DATA PROVIDED:
— begin —

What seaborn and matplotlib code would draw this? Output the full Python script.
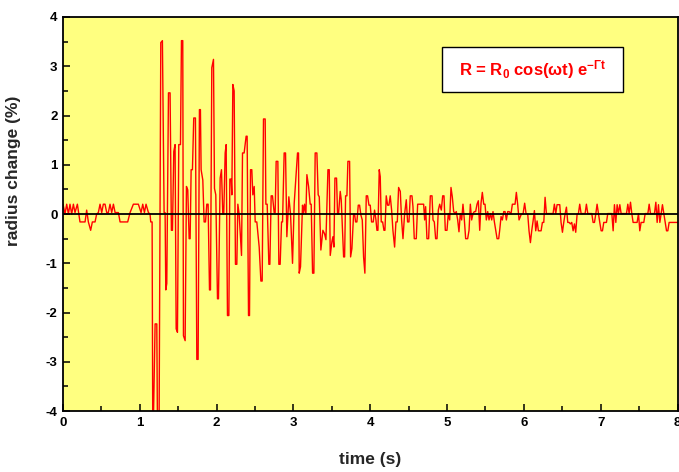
import numpy as np
import pandas as pd
import matplotlib
matplotlib.use("Agg")
import matplotlib.pyplot as plt
import seaborn as sns
from matplotlib.patches import Rectangle
from matplotlib.ticker import MultipleLocator

# -----------------------------
# Data (time in s, radius change in %)
# -----------------------------
# quiet part before the impulse
t_quiet = [0.0, 0.026, 0.048, 0.07, 0.091, 0.113, 0.135, 0.156, 0.187, 0.221,
           0.287, 0.308, 0.33, 0.36, 0.382, 0.417, 0.438, 0.46, 0.482, 0.504,
           0.525, 0.547, 0.569, 0.59, 0.612, 0.634, 0.656, 0.678, 0.721, 0.743,
           0.842, 0.873, 0.916, 0.981, 1.016, 1.038, 1.06, 1.081, 1.112, 1.133]
r_quiet = [0.2, 0.0, 0.2, 0.0, 0.2, 0.0, 0.2, 0.03, 0.2, -0.16,
           -0.16, 0.08, -0.16, -0.33, -0.16, -0.16, 0.0, 0.03, 0.2, 0.03,
           0.2, 0.2, 0.03, 0.03, 0.2, 0.03, 0.2, 0.03, 0.03, -0.16,
           -0.16, 0.03, 0.2, 0.2, 0.03, 0.2, 0.03, 0.2, 0.03, 0.0]

# impulse and strongest oscillation
t_kick = [1.142, 1.16, 1.168, 1.177, 1.199, 1.221, 1.229, 1.251, 1.273, 1.294,
          1.316, 1.329, 1.338, 1.351, 1.373, 1.394, 1.411, 1.425, 1.442, 1.459,
          1.473, 1.49, 1.507, 1.529, 1.542, 1.559, 1.568, 1.59, 1.607, 1.624,
          1.642, 1.655, 1.668, 1.685, 1.702, 1.724, 1.742, 1.759, 1.776, 1.789]
r_kick = [-0.16, -0.16, -4.2, -4.2, -2.23, -2.23, -4.2, -4.2, 3.48, 3.52,
          0.03, 0.03, -1.54, -1.41, 2.46, 2.46, -0.33, -0.33, 1.27, 1.41,
          -2.33, -2.4, 1.41, 1.41, 3.52, 3.52, -2.47, -2.57, 0.56, 0.49,
          -0.5, -0.5, 0.9, 0.9, 1.95, 1.95, -2.95, -2.95, 2.12, 2.12]

t_ring1 = [1.798, 1.82, 1.837, 1.855, 1.872, 1.889, 1.907, 1.92, 1.937, 1.959,
           1.972, 1.989, 2.011, 2.024, 2.046, 2.063, 2.08, 2.093, 2.111, 2.124,
           2.141, 2.159, 2.172, 2.189, 2.198, 2.211, 2.228, 2.245, 2.263, 2.276,
           2.293, 2.324, 2.337, 2.358, 2.384, 2.397, 2.415, 2.428, 2.441, 2.458,
           2.471, 2.489, 2.502, 2.523, 2.554, 2.576, 2.593, 2.61, 2.632]
r_ring1 = [0.9, 0.69, -0.16, -0.16, 0.2, 0.2, -1.54, -1.54, 2.97, 3.14,
           0.52, 0.39, -1.72, -1.72, 0.73, 0.9, 0.0, 0.0, 1.24, 1.41,
           -2.06, -2.06, 0.71, 0.71, 0.39, 2.63, 2.5, -1.02, -1.02, 0.2,
           0.0, -0.84, 1.24, 1.24, 1.58, 1.58, -2.06, -2.06, 0.9, 0.9,
           0.39, 0.56, -0.16, -0.16, -0.67, -1.36, -1.36, 1.93, 1.93]

t_ring2 = [2.641, 2.658, 2.68, 2.693, 2.71, 2.727, 2.749, 2.762, 2.775, 2.797,
           2.81, 2.827, 2.845, 2.858, 2.879, 2.897, 2.914, 2.94, 2.962, 2.988,
           3.01, 3.032, 3.053, 3.066, 3.075, 3.092, 3.118, 3.131, 3.144, 3.162,
           3.175, 3.197, 3.218, 3.231, 3.249, 3.266, 3.283, 3.305, 3.322, 3.336,
           3.357, 3.383, 3.405, 3.423, 3.449, 3.466, 3.479]
r_ring2 = [0.2, 0.2, -1.02, -1.02, 0.37, 0.37, 0.03, 0.03, 1.07, 1.07,
           -1.02, -1.02, -0.16, -0.16, 1.24, 1.24, -0.46, 0.35, 0.0, -1.0,
           0.22, 0.73, 1.24, 1.24, -1.2, -1.07, 0.18, 0.0, 0.2, 0.0,
           0.8, 0.56, 0.2, 0.2, -1.2, -1.2, 1.24, 1.24, 0.39, 0.35,
           -0.73, -0.33, -0.4, -0.52, 0.9, 0.9, -0.84]

t_ring3 = [3.501, 3.514, 3.527, 3.54, 3.561, 3.574, 3.587, 3.609, 3.622, 3.64,
           3.653, 3.666, 3.679, 3.696, 3.709, 3.731, 3.744, 3.761, 3.783, 3.796,
           3.809, 3.826, 3.844, 3.861, 3.878, 3.896, 3.913, 3.93, 3.948, 3.965,
           3.983, 4.0, 4.017, 4.039, 4.056, 4.074, 4.087, 4.1, 4.117, 4.13,
           4.143, 4.161, 4.178, 4.191, 4.208, 4.226, 4.243, 4.26, 4.278, 4.295,
           4.317, 4.334, 4.352, 4.369, 4.391, 4.408, 4.426, 4.447, 4.469, 4.486,
           4.504, 4.521]
r_ring3 = [-0.56, -0.46, -0.67, 0.73, 0.73, 0.0, 0.0, 0.46, 0.29, -0.4,
           -0.87, -0.87, 0.37, 0.37, 1.07, 1.07, -0.87, -0.7, 0.0, 0.0,
           -0.16, -0.16, 0.18, 0.18, -0.02, -0.12, -0.87, -1.2, 0.37, 0.37,
           0.18, 0.18, -0.16, -0.16, 0.08, -0.12, -0.33, -0.33, 0.9, 0.76,
           -0.16, -0.16, -0.33, -0.33, 0.37, 0.18, 0.18, 0.37, 0.08, -0.33,
           -0.67, -0.16, -0.16, 0.54, 0.46, -0.12, -0.5, 0.0, 0.29, -0.16,
           -0.16, 0.37]

# small leftover noise
t_tail1 = [4.543, 4.556, 4.573, 4.599, 4.617, 4.695, 4.708, 4.721, 4.738, 4.76,
           4.782, 4.804, 4.817, 4.834, 4.851, 4.869, 4.886, 4.904, 4.925, 4.943,
           4.96, 4.977, 4.999, 5.016, 5.034, 5.051, 5.068, 5.086, 5.103, 5.12,
           5.138, 5.155, 5.172, 5.19, 5.207, 5.225, 5.242, 5.268, 5.286, 5.303,
           5.32, 5.338, 5.355, 5.372, 5.39, 5.407, 5.425, 5.442, 5.459, 5.477,
           5.494, 5.511, 5.529, 5.546, 5.564, 5.581, 5.598, 5.616, 5.633, 5.651,
           5.672, 5.685, 5.703, 5.72, 5.738, 5.755, 5.772, 5.79, 5.807, 5.833,
           5.85, 5.885, 5.902, 5.919, 5.937]
r_tail1 = [0.37, 0.15, -0.5, -0.5, 0.2, 0.2, -0.12, 0.15, -0.5, -0.5,
           0.37, 0.37, -0.12, -0.16, -0.5, -0.5, 0.08, 0.2, 0.08, 0.37,
           0.37, -0.33, -0.33, 0.01, -0.12, 0.54, 0.35, 0.05, 0.01, 0.05,
           -0.12, -0.36, 0.01, -0.12, 0.2, -0.12, -0.5, -0.5, -0.33, 0.2,
           -0.12, 0.01, 0.05, 0.05, 0.2, 0.27, -0.33, 0.22, 0.44, 0.2,
           0.2, -0.12, 0.05, -0.12, 0.01, -0.12, 0.05, -0.16, -0.33, -0.5,
           -0.5, -0.33, -0.05, -0.12, 0.05, 0.05, -0.12, 0.05, 0.05, 0.01,
           0.2, 0.2, 0.44, 0.2, -0.12]

t_tail2 = [5.967, 5.989, 6.01, 6.028, 6.05, 6.067, 6.085, 6.102, 6.12, 6.137,
           6.154, 6.172, 6.189, 6.224, 6.241, 6.259, 6.276, 6.293, 6.38, 6.397,
           6.415, 6.432, 6.467, 6.484, 6.502, 6.519, 6.536, 6.554, 6.571, 6.589,
           6.606, 6.623, 6.641, 6.658, 6.675, 6.693, 6.71, 6.727, 6.745, 6.797,
           6.814, 6.832, 6.884, 6.901, 6.919, 6.936, 6.953, 6.971, 6.988, 7.006,
           7.023, 7.04, 7.075, 7.092, 7.145, 7.162, 7.179, 7.197, 7.214, 7.231,
           7.249, 7.266, 7.336, 7.353, 7.37, 7.388, 7.405, 7.422, 7.474, 7.492,
           7.509, 7.526, 7.561, 7.579, 7.614, 7.631, 7.648, 7.7, 7.718, 7.735,
           7.752, 7.77, 7.787, 7.804, 7.822, 7.839, 7.857, 7.874, 7.891, 8.0]
r_tail2 = [0.0, 0.0, 0.22, 0.01, 0.0, -0.34, -0.58, -0.34, -0.14, 0.07,
           -0.34, -0.14, -0.34, -0.34, -0.17, -0.17, 0.34, 0.01, 0.01, 0.2,
           0.01, 0.19, 0.19, -0.17, -0.37, -0.17, 0.0, 0.14, -0.17, -0.17,
           -0.2, -0.17, -0.34, -0.2, -0.37, 0.0, 0.01, 0.2, 0.01, 0.01,
           0.2, 0.01, 0.01, -0.17, -0.17, 0.0, 0.2, 0.01, -0.17, -0.34,
           -0.34, -0.17, -0.17, 0.01, 0.01, -0.34, 0.19, -0.17, 0.19, 0.01,
           0.19, 0.01, 0.01, 0.2, 0.01, 0.24, 0.01, -0.17, -0.17, 0.01,
           -0.34, -0.17, -0.17, 0.01, 0.01, 0.2, 0.01, 0.01, 0.24, -0.17,
           0.19, -0.17, 0.01, 0.19, 0.01, -0.17, -0.34, -0.34, -0.17, -0.17]

formula = "R = R$_{0}$ cos(ωt) e$^{-Γt}$"

# -----------------------------
# Build one table
# -----------------------------
t_all, r_all = [], []
for tt, rr in [(t_quiet, r_quiet), (t_kick, r_kick), (t_ring1, r_ring1),
               (t_ring2, r_ring2), (t_ring3, r_ring3), (t_tail1, r_tail1),
               (t_tail2, r_tail2)]:
    assert len(tt) == len(rr), (len(tt), len(rr))
    t_all += tt
    r_all += rr
df = pd.DataFrame({"time": t_all, "radius": r_all})

# -----------------------------
# Style
# -----------------------------
sns.set_style("ticks")
plt.rcParams["font.family"] = ["Liberation Sans", "DejaVu Sans"]
plt.rcParams["font.weight"] = "bold"
plt.rcParams["axes.unicode_minus"] = False
plt.rcParams["mathtext.fontset"] = "custom"
plt.rcParams["mathtext.rm"] = "Liberation Sans:bold"
plt.rcParams["mathtext.it"] = "Liberation Sans:bold"
plt.rcParams["mathtext.bf"] = "Liberation Sans:bold"

fig = plt.figure(figsize=(6.79, 4.72), dpi=100)
ax = fig.add_axes([0.0928, 0.129, 0.905, 0.835])
ax.set_facecolor("#ffff80")

sns.lineplot(data=df, x="time", y="radius", ax=ax, color="red",
             linewidth=1.0, estimator=None, sort=False, zorder=2)
ax.axhline(0, color="black", linewidth=1.3, zorder=3)

ax.set_xlim(0, 8)
ax.set_ylim(-4, 4)
ax.xaxis.set_major_locator(MultipleLocator(1))
ax.xaxis.set_minor_locator(MultipleLocator(0.5))
ax.yaxis.set_major_locator(MultipleLocator(1))
ax.yaxis.set_minor_locator(MultipleLocator(0.5))
ax.tick_params(which="both", direction="in", top=False, right=False,
               width=1.1, colors="black")
ax.tick_params(which="major", length=5, labelsize=9.5, pad=4)
ax.tick_params(which="minor", length=3.5)
for lab in ax.get_xticklabels() + ax.get_yticklabels():
    lab.set_fontweight("bold")
for sp in ax.spines.values():
    sp.set_visible(True)
    sp.set_linewidth(1.3)
    sp.set_color("black")

ax.set_xlabel("time (s)", fontsize=12.5, fontweight="bold", labelpad=17)
ax.set_ylabel("radius change (%)", fontsize=12.5, fontweight="bold")
ax.yaxis.set_label_coords(-0.068, 0.61)

# formula box
ax.add_patch(Rectangle((0.617, 0.81), 0.295, 0.114, transform=ax.transAxes,
                       facecolor="white", edgecolor="black", linewidth=1.0,
                       zorder=4))
ax.text(0.7645, 0.867, formula, transform=ax.transAxes, ha="center",
        va="center", color="red", fontsize=12, fontweight="bold", zorder=5)

fig.savefig("out.png", dpi=100)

— end —

WORK TO COMPLETE: Set the lines above down again, word for word, from the first through the one containing "-0.16, 0.03, 0.2, 0.2, 0.03, 0.2, 0.03, 0.2, 0.03, 0.0]"; pictures excluded.

RESPONSE TO THE EXERCISE:
What seaborn and matplotlib code would draw this? Output the full Python script.
import numpy as np
import pandas as pd
import matplotlib
matplotlib.use("Agg")
import matplotlib.pyplot as plt
import seaborn as sns
from matplotlib.patches import Rectangle
from matplotlib.ticker import MultipleLocator

# -----------------------------
# Data (time in s, radius change in %)
# -----------------------------
# quiet part before the impulse
t_quiet = [0.0, 0.026, 0.048, 0.07, 0.091, 0.113, 0.135, 0.156, 0.187, 0.221,
           0.287, 0.308, 0.33, 0.36, 0.382, 0.417, 0.438, 0.46, 0.482, 0.504,
           0.525, 0.547, 0.569, 0.59, 0.612, 0.634, 0.656, 0.678, 0.721, 0.743,
           0.842, 0.873, 0.916, 0.981, 1.016, 1.038, 1.06, 1.081, 1.112, 1.133]
r_quiet = [0.2, 0.0, 0.2, 0.0, 0.2, 0.0, 0.2, 0.03, 0.2, -0.16,
           -0.16, 0.08, -0.16, -0.33, -0.16, -0.16, 0.0, 0.03, 0.2, 0.03,
           0.2, 0.2, 0.03, 0.03, 0.2, 0.03, 0.2, 0.03, 0.03, -0.16,
           -0.16, 0.03, 0.2, 0.2, 0.03, 0.2, 0.03, 0.2, 0.03, 0.0]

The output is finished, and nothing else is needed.